Kanban Board Examples
One of the most recognizable features of the Kanban Method is the Kanban board. These boards allow you to have a visual representation of your work. They help with transparency and create a new understanding of workflow. While Kanban boards are not everything there is to Kanban, (in fact, the first recorded Kanban case study did not even use a Kanban board!) they do help optimize coordination and communication. Every Kanban board is unique and boards should always be evolving. However, these Kanban board examples might help give you inspiration for design techniques you can use.
Individual Kanban Boards
An individual kanban board enables individuals to place limits on their current work and provides a way to get relief from too much work-in-progress. This results in happier individuals who take pride in their work and focus on finishing, with high quality, tasks that they have started. Individual boards might be used in remote working or hybrid working organizations. They can be tuned to the maturity of the organization.

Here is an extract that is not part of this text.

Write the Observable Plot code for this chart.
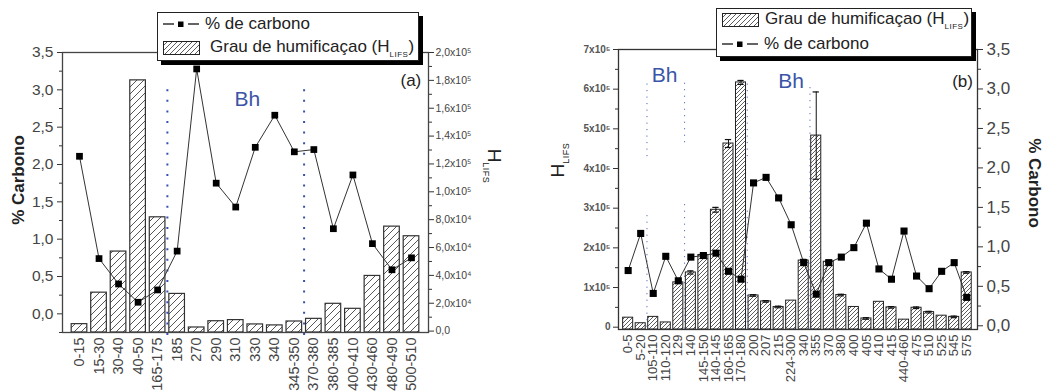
<!DOCTYPE html>
<html><head><meta charset="utf-8">
<script src="https://cdn.jsdelivr.net/npm/d3@7"></script>
<script src="https://cdn.jsdelivr.net/npm/@observablehq/plot@0.6"></script>
<style>
body{margin:0;background:#fff;font-family:"Liberation Sans",Arial,sans-serif;}
#wrap{position:relative;width:1053px;height:391px;overflow:hidden;background:#fff;}
.panel{position:absolute;top:0;}
.legend{position:absolute;background:#fff;border:1.5px solid #222;box-shadow:4px 4px 0 #000;font-size:17px;color:#222;box-sizing:border-box;}
.legend .row{position:absolute;display:flex;align-items:center;height:20px;white-space:nowrap;}
.legend svg{position:absolute;}
.sub{font-size:8px;vertical-align:-5px;letter-spacing:0.5px;}
.title{position:absolute;white-space:nowrap;color:#222;transform-origin:center center;}
</style></head><body><div id="wrap"></div>
<script>
// ---------- Panel (a) data ----------
const catsA = ["0-15","15-30","30-40","40-50","165-175","185","270","290","310","330","340","345-350","370-380","380-385","400-410","430-460","480-490","500-510"];
const hlifsA = [5000, 27600, 57100, 180000, 81700, 26700, 2600, 7100, 7900, 4800, 4100, 6900, 8800, 19600, 16000, 39600, 75000, 68100];
const carbonA = [2.11, 0.74, 0.40, 0.155, 0.32, 0.84, 3.28, 1.75, 1.43, 2.23, 2.66, 2.17, 2.20, 1.14, 1.86, 0.94, 0.59, 0.75];
const bhLinesA = [4.5, 11.5];

// ---------- Panel (b) data ----------
const catsB = ["0-5","5-20","105-110","110-120","129","140","145-150","140-145","160-165","170-180","200","207","215","224-300","340","355","370","380","400","405","410","415","440-460","475","510","525","545","575"];
const hlifsB = [24000, 10000, 26000, 12000, 113000, 138000, 182000, 296000, 463000, 617000, 80000, 65000, 51000, 67000, 168000, 483000, 165000, 81000, 51000, 22000, 64000, 50000, 19000, 49000, 38000, 29000, 26000, 138000];
const errB = [0, 0, 0, 0, 0, 4000, 2000, 6000, 10000, 5000, 2000, 2000, 2000, 0, 3000, 110000, 2000, 2000, 0, 2000, 0, 2000, 0, 2000, 2000, 0, 2000, 2000];
const carbonB = [0.70, 1.17, 0.41, 0.88, 0.57, 0.87, 0.89, 0.92, 0.69, 0.59, 1.81, 1.88, 1.62, 1.28, 0.80, 0.40, 0.80, 0.87, 0.99, 1.30, 0.72, 0.59, 1.20, 0.63, 0.47, 0.69, 0.80, 0.36];
const bhLinesB = [
  {x: 1.5, y1: 430000, y2: 615000}, {x: 1.5, y1: 0, y2: 285000},
  {x: 4.5, y1: 465000, y2: 615000}, {x: 4.5, y1: -5000, y2: 320000},
  {x: 9.5, y1: 430000, y2: 615000}, {x: 9.5, y1: -5000, y2: 300000},
  {x: 14.5, y1: -5000, y2: 605000}
];

const FONT = "Liberation Sans, Arial, sans-serif";
const sup = {4: "\u2074", 5: "\u2075"};
const fmt1 = v => d3.format(".1f")(v).replace(".", ",");

function addHatch(svg, id, size, sw, color) {
  let defs = d3.select(svg).select("defs");
  if (defs.empty()) defs = d3.select(svg).insert("defs", ":first-child");
  const p = defs.append("pattern").attr("id", id).attr("patternUnits", "userSpaceOnUse")
    .attr("width", size).attr("height", size);
  p.append("rect").attr("width", size).attr("height", size).attr("fill", "#fff");
  p.append("path").attr("d", `M0,${size} L${size},0 M-1,1 L1,-1 M${size-1},${size+1} L${size+1},${size-1}`)
    .attr("stroke", color).attr("stroke-width", sw).attr("fill", "none");
}

const wrap = document.getElementById("wrap");

// ================= Panel (a) =================
const yA = [-0.25, 3.5];
const rA = [-1000, 200000];
const toLeftA = r => yA[0] + (r - rA[0]) / (rA[1] - rA[0]) * (yA[1] - yA[0]);
const fromLeftA = l => rA[0] + (l - yA[0]) / (yA[1] - yA[0]) * (rA[1] - rA[0]);
const dataA = catsA.map((c, i) => ({i, c, h: hlifsA[i], carb: carbonA[i]}));
const sciA = v => {
  if (v === 0) return "0,0";
  const e = Math.floor(Math.log10(v) + 1e-9);
  return fmt1(v / 10 ** e) + "x10" + sup[e];
};
const majorLA = d3.range(0, 3.51, 0.5);
const minorLA = d3.range(-0.25, 3.51, 0.25).filter(v => Math.abs((v * 2) - Math.round(v * 2)) > 1e-6);
const majorRA = d3.range(0, 200001, 20000);
const minorRA = d3.range(10000, 200000, 20000);

const plotA = Plot.plot({
  width: 526, height: 391,
  marginLeft: 62, marginRight: 98, marginTop: 52, marginBottom: 59,
  x: {domain: [-0.87, 17.87], axis: null},
  y: {domain: yA, axis: null},
  style: {fontFamily: FONT, background: "transparent", color: "#333", overflow: "visible"},
  marks: [
    Plot.rect(dataA, {x1: d => d.i - 0.4, x2: d => d.i + 0.4, y1: () => yA[0], y2: d => toLeftA(d.h),
      fill: "url(#hatchA)", stroke: "#333", strokeWidth: 1.2}),
    Plot.ruleX(bhLinesA, {x: d => d, y1: () => -0.29, y2: () => 3.08, stroke: "#3451b2", strokeWidth: 2, strokeDasharray: "2,8.6"}),
    Plot.line(dataA, {x: "i", y: "carb", stroke: "#333", strokeWidth: 1}),
    Plot.dot(dataA, {x: "i", y: "carb", symbol: "square", r: 3.8, fill: "#000", stroke: "none"}),
    Plot.text(["Bh"], {x: () => 8.6, y: () => 2.87, text: d => d, fill: "#3a55a8", fontSize: 21}),
    Plot.text(["(a)"], {x: () => 17.5, y: () => 3.12, text: d => d, fill: "#222", fontSize: 17, textAnchor: "end"}),
    Plot.axisY(majorLA, {anchor: "left", tickSize: 5, tickPadding: 4, tickFormat: fmt1, fontSize: 15.5, fill: "#444", label: null}),
    Plot.axisY(minorLA, {anchor: "left", tickSize: 3, tickFormat: () => "", label: null}),
    Plot.axisY(majorRA.map(toLeftA), {anchor: "right", tickSize: 5, tickPadding: 2, fontSize: 10.5, fill: "#444", label: null,
      tickFormat: l => sciA(Math.round(fromLeftA(l) / 10000) * 10000)}),
    Plot.axisY(minorRA.map(toLeftA), {anchor: "right", tickSize: 3, tickFormat: () => "", label: null}),
    Plot.axisX(dataA.map(d => d.i), {anchor: "bottom", tickSize: 0, tickPadding: 5, tickRotate: -90, fontSize: 14.5, fill: "#444",
      tickFormat: i => catsA[i], label: null}),
    Plot.frame({stroke: "#444", strokeWidth: 1.3})
  ]
});
addHatch(plotA, "hatchA", 7, 0.9, "#444");
plotA.classList.add("panel");
plotA.style.left = "0px";
wrap.appendChild(plotA);

// ================= Panel (b) =================
const yB = [-5800, 700000];
const cB = [-0.047, 3.5];
const toLeftB = c => yB[0] + (c - cB[0]) / (cB[1] - cB[0]) * (yB[1] - yB[0]);
const fromLeftB = l => cB[0] + (l - yB[0]) / (yB[1] - yB[0]) * (cB[1] - cB[0]);
const dataB = catsB.map((c, i) => ({i, c, h: hlifsB[i], e: errB[i], carb: carbonB[i]}));
const errDataB = dataB.filter(d => d.e > 0);
const majorLB = d3.range(0, 700001, 100000);
const minorLB = d3.range(50000, 700000, 100000);
const majorRB = d3.range(0, 3.51, 0.5);
const minorRB = d3.range(0.25, 3.5, 0.5);

const plotB = Plot.plot({
  width: 527, height: 391,
  marginLeft: 92, marginRight: 76, marginTop: 49, marginBottom: 62,
  x: {domain: [-0.77, 27.86], axis: null},
  y: {domain: yB, axis: null},
  style: {fontFamily: FONT, background: "transparent", color: "#333", overflow: "visible"},
  marks: [
    Plot.rect(dataB, {x1: d => d.i - 0.4, x2: d => d.i + 0.4, y1: () => yB[0], y2: "h",
      fill: "url(#hatchB)", stroke: "#222", strokeWidth: 1}),
    Plot.ruleX(errDataB, {x: "i", y1: d => d.h - d.e, y2: d => d.h + d.e, stroke: "#111", strokeWidth: 1}),
    Plot.ruleY(errDataB, {x1: d => d.i - 0.25, x2: d => d.i + 0.25, y: d => d.h + d.e, stroke: "#111", strokeWidth: 1.2}),
    Plot.ruleY(errDataB, {x1: d => d.i - 0.25, x2: d => d.i + 0.25, y: d => d.h - d.e, stroke: "#111", strokeWidth: 1.2}),
    Plot.ruleX(bhLinesB, {x: "x", y1: "y1", y2: "y2", stroke: "#3451b2", strokeWidth: 1, strokeDasharray: "1,5.5"}),
    Plot.line(dataB, {x: "i", y: d => toLeftB(d.carb), stroke: "#333", strokeWidth: 1}),
    Plot.dot(dataB, {x: "i", y: d => toLeftB(d.carb), symbol: "square", r: 4, fill: "#000", stroke: "none"}),
    Plot.text(["Bh"], {x: () => 2.9, y: () => 634000, text: d => d, fill: "#3a55a8", fontSize: 21}),
    Plot.text(["Bh"], {x: () => 13.0, y: () => 619000, text: d => d, fill: "#3a55a8", fontSize: 21}),
    Plot.text(["(b)"], {x: () => 27.5, y: () => 619000, text: d => d, fill: "#222", fontSize: 17, textAnchor: "end"}),
    Plot.axisY(majorLB, {anchor: "left", tickSize: 5, tickPadding: 3, fontSize: 10, fontWeight: "bold", fill: "#555", label: null,
      tickFormat: v => v === 0 ? "0" : Math.round(v / 100000) + "x10" + sup[5]}),
    Plot.axisY(minorLB, {anchor: "left", tickSize: 3, tickFormat: () => "", label: null}),
    Plot.axisY(majorRB.map(toLeftB), {anchor: "right", tickSize: 5, tickPadding: 4, fontSize: 17, fill: "#444", label: null,
      tickFormat: l => fmt1(Math.round(fromLeftB(l) * 4) / 4)}),
    Plot.axisY(minorRB.map(toLeftB), {anchor: "right", tickSize: 3, tickFormat: () => "", label: null}),
    Plot.axisX(dataB.map(d => d.i), {anchor: "bottom", tickSize: 0, tickPadding: 5, tickRotate: -90, fontSize: 13, fill: "#444",
      tickFormat: i => catsB[i], label: null}),
    Plot.frame({stroke: "#333", strokeWidth: 1.3})
  ]
});
addHatch(plotB, "hatchB", 4, 0.8, "#333");
plotB.classList.add("panel");
plotB.style.left = "526px";
wrap.appendChild(plotB);

// ================= Legends & titles (HTML overlay) =================
function lineSym(w) {
  return `<svg width="${w}" height="10" style="left:0;top:0;position:relative;overflow:visible">
    <line x1="0" y1="5" x2="11" y2="5" stroke="#222" stroke-width="1.4"/>
    <rect x="15" y="2.5" width="5.5" height="5.5" fill="#000"/>
    <line x1="25" y1="5" x2="36" y2="5" stroke="#222" stroke-width="1.4"/></svg>`;
}
function hatchSym(id) {
  return `<svg width="37" height="14" style="position:relative;overflow:visible">
    <defs><pattern id="${id}" patternUnits="userSpaceOnUse" width="5" height="5">
      <rect width="5" height="5" fill="#fff"/>
      <path d="M0,5 L5,0 M-1,1 L1,-1 M4,6 L6,4" stroke="#333" stroke-width="0.8"/></pattern></defs>
    <rect x="0.5" y="0.5" width="36" height="13" fill="url(#${id})" stroke="#222" stroke-width="1"/></svg>`;
}
const grau = `Grau de humificaçao (H<span class="sub">LIFS</span>)`;

const legA = document.createElement("div");
legA.className = "legend";
legA.style.cssText = "left:157px;top:12px;width:262px;height:49px;";
legA.innerHTML = `
  <div class="row" style="left:5px;top:1px;">${lineSym(36)}<span style="margin-left:6px">% de carbono</span></div>
  <div class="row" style="left:5px;top:25px;">${hatchSym("legHatchA")}<span style="margin-left:10px">${grau}</span></div>`;
wrap.appendChild(legA);

const legB = document.createElement("div");
legB.className = "legend";
legB.style.cssText = "left:716px;top:8px;width:256px;height:49px;";
legB.innerHTML = `
  <div class="row" style="left:5px;top:1px;">${hatchSym("legHatchB")}<span style="margin-left:6px">${grau}</span></div>
  <div class="row" style="left:5px;top:25px;">${lineSym(36)}<span style="margin-left:6px">% de carbono</span></div>`;
wrap.appendChild(legB);

function title(html, cx, cy, rot, css) {
  const d = document.createElement("div");
  d.className = "title";
  d.innerHTML = html;
  d.style.cssText += css;
  wrap.appendChild(d);
  const w = d.offsetWidth, h = d.offsetHeight;
  d.style.left = (cx - w / 2) + "px";
  d.style.top = (cy - h / 2) + "px";
  d.style.transform = `rotate(${rot}deg)`;
}
title("% Carbono", 19, 180, -90, "font-size:17px;font-weight:bold;");
title(`H<span class="sub" style="font-size:9px;vertical-align:-5px">LIFS</span>`, 493, 166, 90, "font-size:19px;");
title(`H<span class="sub" style="font-size:9px;vertical-align:-5px">LIFS</span>`, 559, 160, -90, "font-size:19px;");
title("% Carbono", 1034, 183, 90, "font-size:17px;font-weight:bold;");
</script>
</body></html>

This example of an individual board comes from our colleague Anna Radzikowska. When requested to work on an item, she adds a new ticket to her backlog. Next, she organizes work in next, in progress, and done columns. However, she uses different colors to represent different work item types. In addition, she signals which items are waiting. The items in waiting are worked on in more detail on a different Kanban board within the team. On her individual board, she also uses other visualization tools such as an area for discarded work and one space for significant events. To the right of her board, she collects lead time. This gives her important data to feed back to the team so we know how long certain work item types will take her. To learn more about individual Kanban, check out our Individual Kanban for the Enterprise course.
Kanban Boards with Avatars
One visualization technique used frequently is the use of avatars. These pictures or icons show who is currently working on a certain work item. You can create avatars using certain markers with colors or shapes, or you can get really creative and use employee photos, magnets, or pictures of characters.
Business Analysis and Delivery in Different Workflows
In this example, we see one board that shows combines two boards and two parts of the system. The wooden part shows the commitment point. On the left, you can see the upstream system. The upstream system for them was a shared activity. On the right, you see the downstream system. The downstream visualizes two different services.
Major Project with Two-Tiered Kanban Board
Using Swim Lanes for Feature Sets
On this board, you see 5 different swim lanes representing development teams. In other words, each different row represents a different team. In this example, the team was global. The results column (testing) was a shared service in India. A team in the United States completed everything to the left of this column. They included the shared service on their board to be able to visualize the work. However, we can assume the Indian team had their own board to visualize this service.
Using Slots for Signaling- Sales Funnel
In this example, they did not use limits per column but used empty slots to signal capacity. They also use other spaces on the board visualization such as a space to put recent losses for retrospection.
Portfolio Kanban Board Example
Kanban boards can also go beyond the team level. This higher-level Kanban board example is the board of a portfolio manager. It aggregates several smaller boards for specific projects. This is not a service board. This board visualizes what is happening on the lower-level boards. To learn more about portfolio boards, check out the Complete Guide to Project, Program, and Portfolio Management with Kanban.
David J Anderson School of Management Board
Finally, it wouldn’t be fair to not include our own board in the Kanban board examples. We display our team board in the main hallway of the office. We use different color tickets to represent different work item types. Certain colors represent classes of service. The ticket design includes the source of demand and who is working on the item. Dots are used to collect lead time. Every day that an item is worked on, a dot is added. Additionally, swim lanes have been added to visualize events and courses in progress.
In conclusion, Kanban boards are a tool that allow for better visualization and understading of workflow. Kanban boards are unique to every system and should be designed to best fit the needs of the organization. Therefore, it is never a good idea to directly copy a Kanban board. However, these Kanban board examples serve as inspiration for design techniques.